I used to not care about someone having the same idea because to me, if that happened, it would be so cool. Now I just fear because whatever I think of stuff I just feel demotivated like someone or something already thought of that past, present, future, thoese that had it but never seen by anyone, ect...


Sometimes, I create stuff out of thin air. I'm aware you already know that ideas can be made by anything, the textures of anything, the particles, the grassy field & extra more with the wind blowing on the grass, the clouds, anything really even the same spot can have many stuff to create.

Examples: iu_1236466_9637797.webpiu_1236467_9637797.webpiu_1236468_9637797.webpiu_1236469_9637797.webp

You already got an idea that these few aren't like the whole span of the many possible ideas.


Even when I'm filled with negativity, there is something that always holds me by a thread... the one that likes creating stuff for fun, acceptance, and comfort... a part of me that I feel like it's wasted on me & should've chosen someone else than me... yet still hold on to me...


I distracted myself to avoid the negativity... soon, I avoid social media because it is getting worse, & mostly subject myself to certain things that aren't giving off negative vibes then... the mind... looking back, my was was mature... well, not me. I fell back when I pushed back myself.


I've let myself be consumed by fear & etc...
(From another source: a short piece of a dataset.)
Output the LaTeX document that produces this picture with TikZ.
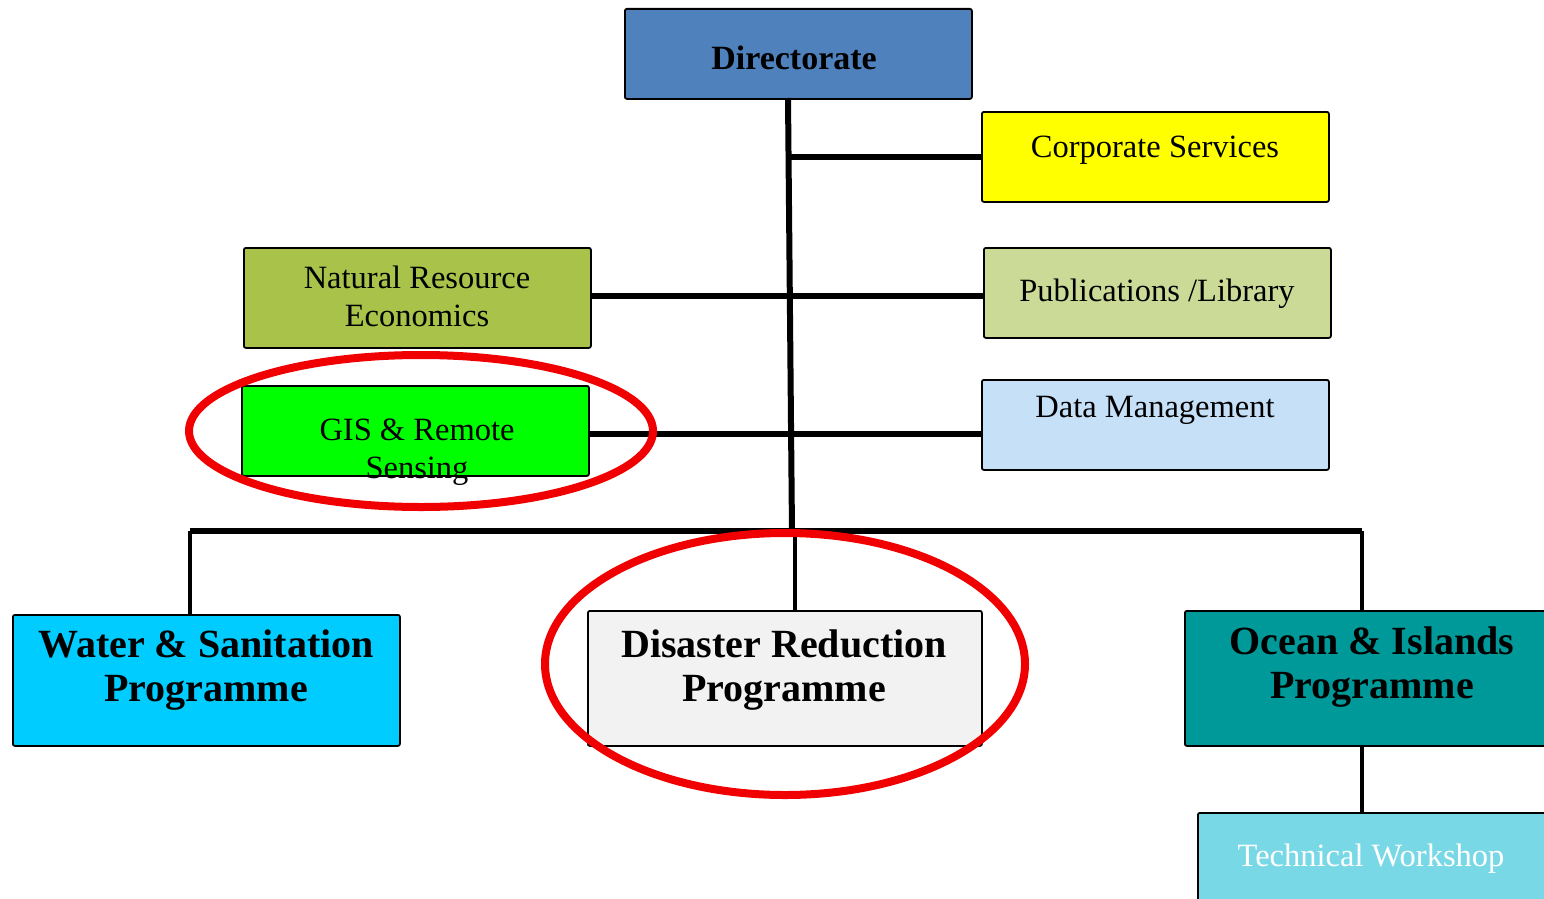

This was an unorganized mess. And this is nothing. So, no worries. I'm just expressing myself... can be a nightmare to deal with, hence why it's a hazardous place. I overthink many things... hopefully, the title isn't... nah, you know curiosity made the cat go into a deep slumber... but by now, you've already gotten curious... man, why did you put the cat to sleep. Honestly, I'm unsure this is dark. However, I like to make it positive, just I feel it's needed & also not to make people worried about me. That's life. The amalgamation of many things. I know nothing, that's pretty much, is it.


Enjoy your life however you can. You didn't need to waste your time here. But it's rude of me to try to invalidate your empathy towards me. So thanks for reading. And treat yourself like a caring friend when things get rough to handle.